Leebron to step down in 2022, reflects on past years
President David Leebron announced that he will be stepping down from his role after this coming academic year on June 30, 2022 in an email to the Rice community Tuesday morning. Next year will mark Leebron’s 18th year as president after taking on the position in 2004.
A presidential search committee is being formed and more information will be provided soon, according to an email sent to the Rice community by Rob Ladd, chair of the Rice board of trustees.
Leebron said he will not be involved in the search process, as it is not common for presidents to be involved directly in the search for their successor.
“I will be available should the search committee or the board desire my perspective or advice on any general matter concerning the university, but that would not include particular candidates,” Leebron said.
Leebron served as dean of Columbia Law School prior to his Rice presidency.

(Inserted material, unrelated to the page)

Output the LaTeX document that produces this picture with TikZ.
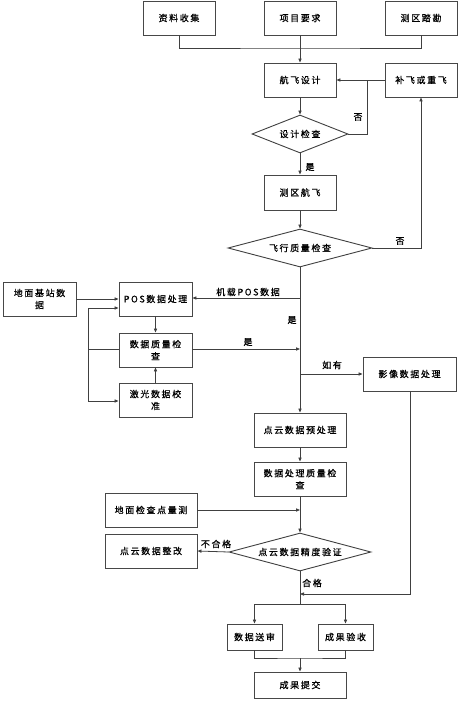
\documentclass[tikz,border=0pt]{standalone}
\usepackage{fontspec}
\newfontfamily\cjk[LetterSpace=18,FakeBold=0.6]{Noto Sans CJK SC}
\usetikzlibrary{shapes.geometric,arrows.meta,shadows}
\tikzset{
  box/.style={draw=black!72,line width=0.9pt,minimum width=72pt,minimum height=34pt,inner sep=0pt,align=center,font=\cjk\fontsize{9}{12}\selectfont,fill=white,
    drop shadow={shadow xshift=0.7pt,shadow yshift=-0.7pt,fill=black!65,opacity=1}},
  dia/.style={draw=black!75,line width=0.9pt,diamond,aspect=3.6,inner sep=0pt,minimum height=38pt,font=\cjk\fontsize{9}{12}\selectfont,fill=white},
  conn/.style={draw=black!75,line width=0.8pt},
  arr/.style={conn,-{Triangle[length=4pt,width=3.2pt]}},
  lab/.style={font=\cjk\fontsize{9}{11}\selectfont,inner sep=0pt}
}
\begin{document}
\begin{tikzpicture}[x=1pt,y=-1pt]
\useasboundingbox (0,0) rectangle (462,703);
% nodes
\node[box] (zl) at (179,18) {资料收集};
\node[box] (xm) at (300,18) {项目要求};
\node[box] (ck) at (421,18) {测区踏勘};
\node[box] (hs) at (300,80) {航飞设计};
\node[box] (bf) at (421,80) {补飞或重飞};
\node[dia,minimum width=96pt] (sj) at (300,134) {设计检查};
\node[box,minimum height=35pt] (cq) at (300,192.5) {测区航飞};
\node[dia,minimum width=144pt] (fx) at (300,248) {飞行质量检查};
\node[box,minimum width=73pt] (jz) at (39.5,299) {地面基站数\\据};
\node[box,minimum width=73pt] (pos) at (155.5,299) {POS数据处理};
\node[box,minimum width=73pt] (zj) at (155.5,350) {数据质量检\\查};
\node[box,minimum width=73pt] (jg) at (155.5,400) {激光数据校\\准};
\node[box,minimum width=93pt] (yx) at (409.5,374) {影像数据处理};
\node[box,minimum width=92pt] (dy) at (300,430) {点云数据预处理};
\node[box,minimum width=92pt] (cl) at (300,479) {数据处理质量检\\查};
\node[box,minimum width=92pt] (dm) at (151,510) {地面检查点量测};
\node[box,minimum width=92pt] (zg) at (151,551) {点云数据整改};
\node[dia,minimum width=142pt] (js) at (300,552) {点云数据精度验证};
\node[box,minimum width=55pt,minimum height=26pt] (ss) at (254.5,637) {数据送审};
\node[box,minimum width=55pt,minimum height=26pt] (ys) at (345.5,637) {成果验收};
\node[box,minimum width=92pt,minimum height=26pt] (tj) at (300,685) {成果提交};
% coordinates
\coordinate (top) at (300,48);
\coordinate (j1) at (367,80);
\coordinate (p1) at (300,298);
\coordinate (p2) at (300,349);
\coordinate (p3) at (300,374);
\coordinate (l1) at (88,308);
\coordinate (l2) at (88,349);
\coordinate (l3) at (88,401);
\coordinate (yb) at (410,594);
\coordinate (m1) at (300,594);
\coordinate (sp) at (300,604);
\coordinate (mg) at (300,658);
\coordinate (gd) at (300,510);
% connectors
\draw[conn] (zl.south) |- (top) -| (ck.south);
\draw[arr] (xm.south) -- (hs.north);
\draw[arr] (bf.west) -- (hs.east);
\draw[conn] (sj.east) -| (j1);
\node[lab] at (358,117) {否};
\draw[arr] (hs.south) -- (sj.north);
\draw[arr] (sj.south) -- (cq.north);
\node[lab] at (310,167) {是};
\draw[arr] (cq.south) -- (fx.north);
\draw[arr] (fx.east) -| (bf.south);
\node[lab] at (400,241) {否};
\draw[arr] (fx.south) -- (dy.north);
\draw[arr] (p1) -- (pos.east |- p1);
\node[lab] at (248,292) {机载POS数据};
\node[lab] at (292,320) {是};
\draw[arr] (jz.east) -- (pos.west);
\draw[conn] (zj.west |- l2) -- (l2);
\draw[arr] (l1) -- (pos.west |- l1);
\draw[arr] (l1) |- (jg.west |- l3);
\draw[arr] (pos.south) -- (zj.north);
\draw[arr] (jg.north) -- (zj.south);
\draw[arr] (zj.east |- p2) -- (p2);
\node[lab] at (248,342) {是};
\draw[arr] (p3) -- (yx.west);
\node[lab] at (332,365) {如有};
\draw[arr] (yx.south -| yb) -- (yb) -- (m1);
\draw[arr] (dy.south) -- (cl.north);
\draw[arr] (cl.south) -- (js.north);
\draw[arr] (dm.east) -- (gd);
\draw[arr] (js.west) -- (zg.east);
\node[lab] at (216,544) {不合格};
\draw[conn] (js.south) -- (sp);
\node[lab] at (312,583) {合格};
\draw[arr] (sp) -| (ss.north);
\draw[arr] (sp) -| (ys.north);
\draw[conn] (ss.south) |- (mg) -| (ys.south);
\draw[arr] (mg) -- (tj.north);
\end{tikzpicture}
\end{document}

As Rice’s seventh president, Leebron oversaw a student body expansion from 4,855 students in 2004 to around 7,500 in fall 2020 and introduced the Rice Investment.
Leebron said he will miss several things as president, such as walking across the campus and randomly encountering people, from prospective students with their parents to retired professors to staff working in a wide range of jobs.
“Sometimes I know people well, and sometimes I just say hello to someone and that starts a conversation if they recognize me,” Leebron said. “Of course, you don’t have to be the university president to engage people on the campus, but it does result in more people coming up to me to talk, and gives me an excuse to talk with almost anyone.”
A few examples of these interactions occurred the day of his announcement to step down, according to Leebron.
“Two students in a [Rice Emergency Medical Services] vehicle saw me walking along the road and pulled over to talk with me. They were both juniors and said how happy they were that they would still get handed their diploma by me. And as I was walking home, I saw a student from a few years ago who was working on a paper...sitting outside Brochstein, so we talked briefly about that. These chance encounters have for me been some of the most memorable moments,” Leebron said.
Leebron said some of the most rewarding experiences for him as president have included the 2012 centennial celebration, engaging with Houston leaders, construction of new buildings and Orientation Week.
“Every O-week has been a wonderful experience, especially since we started the barbecue for new students and O-week advisors at our home (except when it rains),” Leebron said. “We enjoyed some interesting ‘jacks’ at our home, and also being kidnapped as ‘prizes’ for various scavenger hunts.”
According to Leebron, one of the constant challenges as president is deciding when and how to respond to tragic and disturbing external events, knowing the impact they can have on members of the community. Leebron said there have been far too many in recent years, including the murder of George Floyd and the recent killing of eight civilians in Atlanta, including six Asian American women.
“My job generally requires that I not be political, but I of course have views about many things that our country and our world are struggling with,” Leebron said. “One issue I have been able to be more forceful about is immigration, including in particular supporting [Deferred Action for Childhood Arrivals] and similarly situated people, because these issues so directly affect the university.”
Leebron said he thinks it is essential to welcome international students to universities, and for universities to be places of interaction for people from different countries even when those countries may be having tense political relationships.
Leebron said he has enjoyed his role as the international representative of the university, visiting universities in many countries.
“I have also immensely enjoyed visits with alumni, both individually and in large gatherings, all across the country but also around the world in places like Beijing, London and Istanbul. I love speaking with our alumni, and especially hearing their questions and listening to their recollections,” Leebron said.
Leebron said some of the other challenges also include incredibly important issues concerning race, diversity, tolerance, equity and inclusion.
“We have worked for many years to make our university more diverse and inclusive, but there is much more we must do,” Leebron said. “These are very difficult issues, but we need to talk about them, and reflect on how our history, whether of Rice or in our country, affects our present environment and the steps we still need to take to make progress.”
In his email, Leebron described the next phase of planning for Rice, including opening the Ion innovation hub, construction of new facilities and improving diversity and inclusion.
“That is a lot for one year, but all necessary as we work to position the university to continue providing the best educational opportunities and producing the most impactful research,” Leebron wrote.
Ladd expressed his appreciation for Leebron’s accomplishments in his email.
“This past year was indeed a reflection of David’s leadership as the university navigated the pandemic with compassion, creativity and careful judgment,” Ladd wrote. “We supported our employees and avoided furloughs thanks to that leadership.”
Leebron said Rice, more than most or perhaps all top-tier research universities, really provides the opportunity to get to know students, faculty and staff.
“When I came to Houston 17 years ago, many people doubted I would stay five years. [Ping and I] are still here because of the special nature of Rice, and the incredible opportunities that Houston offers,” Leebron said. “For 17 years this has often been almost a 24/7 job, but I could not overstate how rewarding it has been. It has been a privilege to work with the amazing people who form this extraordinary community.”